By Claire Walla
For Pierson High School robotics students, the future is now.
These students have combined bits of plastic, wire and other scrap metal (not to mention complicated electronic devices) to create an otherwise inanimate object that moves on their command. And today, March 24, the students will travel with their creation to Hofstra University where they will compete against hundreds of other schools in the FIRST Robotics Competition (FRC).
FRC was established in 1992 as a way to get high school students excited about and involved with learning new technologies. The organization, which has grown since its inception to include over 3,000 schools nationwide, sends out an extensive rule book and a set of specific parameters for all participating teams. While schools are restricted in their materials — some of which are included in the $5,000 cost of joining the competition — and measurements are quite specific, the teams are responsible for programming their creations.
In other words, they are fully in charge of bringing those scraps of metal to life.
This year’s robotics competition has challenged each team to create a device that can reach out and grab an inflatable shape and place it on a peg that juts out from a wall.
“I’m amazed that a school our size can build something like this,” said junior Adrian Pickering.
Though he speculates some schools outsource some of their labor, he added, “We’re one of the teams that builds the entire robot from scratch.”
Pierson High School Technology Teacher Tim Kraszewski, the team’s mentor, does helps with some of the computer programming and Pickering’s father Rick, who owns a machine shop in town, helped to craft some parts, “the kids do most of it,” Pickering said.
In fact, Adrian Pickering and fellow junior Nick Zappola, along with senior Garrett Severance sat down with the Sag Harbor Express to explain the elaborate process of making their machine come to life.
Starting with a basic frame of 28 by 38 inches, the team attaches various components, like something called a cRIO system. This little device, about the size of a fist, is essentially the brain of the whole operation. It will send signals to the robot’s arm, for example, telling it to move up and down.
But, you ask, how do the students tell the brain what to do?
During the competition, two members of the robotics squad will sit behind the control panel they’ve devised, which consists of four joy sticks and a Netbook computer. Using software designed to allow the robot specific functions, the students can control the bot as if playing a Nintendo game. Each button they push will send a signal to the robot via wireless Internet connection, which the robot can pick up thanks to the wireless adaptor situated right next to the brain.
The brain is also connected to an electrical panel, which is “what gives power to everything,” Zappola said. Including a little piece known as the digital side car.
Here’s where things begin to get tricky.
According to Pickering, the digital sidecar gets inputs and outputs called pulse width modulation (PWM).
“It basically determines how far apart the pulses are and it tells the speed controllers how fast to go and what direction to turn the motors,” Pickering said.
Using their controllers, the team essentially sends electronic pulses to the robot, which interprets the signals based on the computer software designed to recognize these codes, allowing the robot to move accordingly.

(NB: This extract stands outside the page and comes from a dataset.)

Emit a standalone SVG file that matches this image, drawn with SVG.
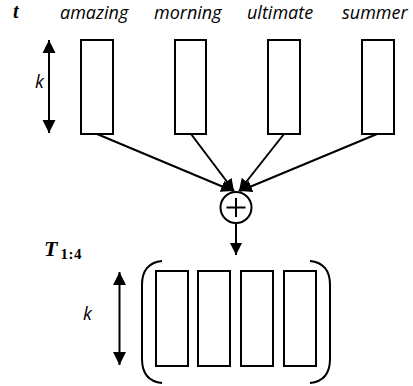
<svg xmlns="http://www.w3.org/2000/svg" width="413" height="386" viewBox="0 0 413 386">
<style>
.box{fill:#fff;stroke:#000;stroke-width:2}
.ln{fill:none;stroke:#000;stroke-width:2}
.word{font-family:"Open Sans",sans-serif;font-style:italic;font-size:18px;fill:#000}
.k{font-family:"Open Sans",sans-serif;font-style:italic;font-size:18px;fill:#000}
.math{font-family:"Liberation Serif",serif;font-style:italic;font-weight:bold;fill:#000}
</style>
<defs>
<marker id="big" markerUnits="userSpaceOnUse" markerWidth="14" markerHeight="14" refX="13" refY="6.5" orient="auto-start-reverse" viewBox="0 0 14 13">
<path d="M0,0 L13,6.5 L0,13 Z" fill="#000"/>
</marker>
<marker id="sm" markerUnits="userSpaceOnUse" markerWidth="12" markerHeight="12" refX="12" refY="6" orient="auto" viewBox="0 0 12 12">
<path d="M0,0 L12,6 L0,12 Z" fill="#000"/>
</marker>
</defs>
<g id="labels">
<text class="math" x="13" y="18" font-size="20">t</text>
<text class="word" x="60" y="19">amazing</text>
<text class="word" x="154" y="19">morning</text>
<text class="word" x="247" y="19">ultimate</text>
<text class="word" x="342" y="19">summer</text>
<text class="k" x="35" y="88">k</text>
<text class="math" x="44" y="256" font-size="22">T<tspan font-style="normal" font-size="15" letter-spacing="0.5" dx="3" dy="3">1:4</tspan></text>
<text class="k" x="83" y="320">k</text>
</g>
<g id="word-vectors">
<rect id="v1" class="box" x="81" y="40" width="32" height="94"/>
<rect id="v2" class="box" x="175" y="40" width="31" height="94"/>
<rect id="v3" class="box" x="268" y="40" width="32" height="94"/>
<rect id="v4" class="box" x="362" y="40" width="32" height="94"/>
</g>
<g id="sum">
<circle class="ln" cx="236" cy="207.5" r="15.5"/>
<path class="ln" d="M236,198 V217 M226.5,207.5 H245.5"/>
</g>
<g id="matrix">
<rect class="box" x="156" y="271" width="32" height="95"/>
<rect class="box" x="198" y="271" width="32" height="95"/>
<rect class="box" x="241" y="271" width="32" height="95"/>
<rect class="box" x="284" y="271" width="32" height="95"/>
<path class="ln" d="M162,261 Q142,263 142,285 V359 Q142,381 162,383"/>
<path class="ln" d="M310,261 Q330,263 330,285 V359 Q330,381 310,383"/>
</g>
<g id="connectors">
<line class="ln" x1="49" y1="40" x2="49" y2="133" marker-start="url(#big)" marker-end="url(#big)"/>
<line class="ln" x1="119.5" y1="272" x2="119.5" y2="365" marker-start="url(#big)" marker-end="url(#big)"/>
<line class="ln" x1="97" y1="134" x2="233" y2="191" marker-end="url(#sm)"/>
<line class="ln" x1="191" y1="134" x2="234" y2="191" marker-end="url(#sm)"/>
<line class="ln" x1="284" y1="134" x2="239" y2="191" marker-end="url(#sm)"/>
<line class="ln" x1="377" y1="134" x2="240" y2="191" marker-end="url(#sm)"/>
<line class="ln" x1="236" y1="223" x2="236" y2="255" marker-end="url(#sm)"/>
</g>
</svg>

“It’s best to watch somebody do something before you do, that way you don’t screw up,” said Savarese, who said he didn’t know a lick of electronics before joining the robotics team this year.
But, as veteran team member Pickering added, messing up is part of the process.
“Last year, one of the speed controllers lit on fire because I was distracted as I changed it out and I switched these two wires [one red and one blue], which go to the speed controller,” Pickering explained. “And when you switch them, it does something to the electronics — it lit something on fire and [the robot] started to smoke.”
This year, Pickering continued, the team had to spend an entire Sunday trying to fix a problem that “increased the power of the motor so much that [the robot] was basically unstoppable.”
Pickering said these problems usually have pretty simple solutions. But, because the robot is a function of both complicated software equations and hardware that has many small components, the robotics team often has to run through an arduous process of elimination before the root of the issue is ultimately discovered.
And, as Zappola added, every little detail needs to be exact.
For example, he points to tiny silver cylinders on the digital side car no bigger than the head of a match.
“You really have to be careful when you put these in,” he said. “If you don’t put it in right, you could bend something and make [the system] break. You also want to make sure that the black negatives are on the outside, because if they were on the inside it would completely mess everything up.”
Zappola also said he had very little knowledge of electronics and engineering before he jointed the robotics team. Now, however, he’s hooked.
“It was so much fun. That’s why I spent just about every day after school and Saturdays working here,” he said. “It sort of changed my mind about my college situation. I’m going to go for liberal arts instead of marine biology. [Electronics] is something on the side I can do. Then, when I buy my own home, there’s no need to spend so much money calling an electrician, I can just fix things myself.”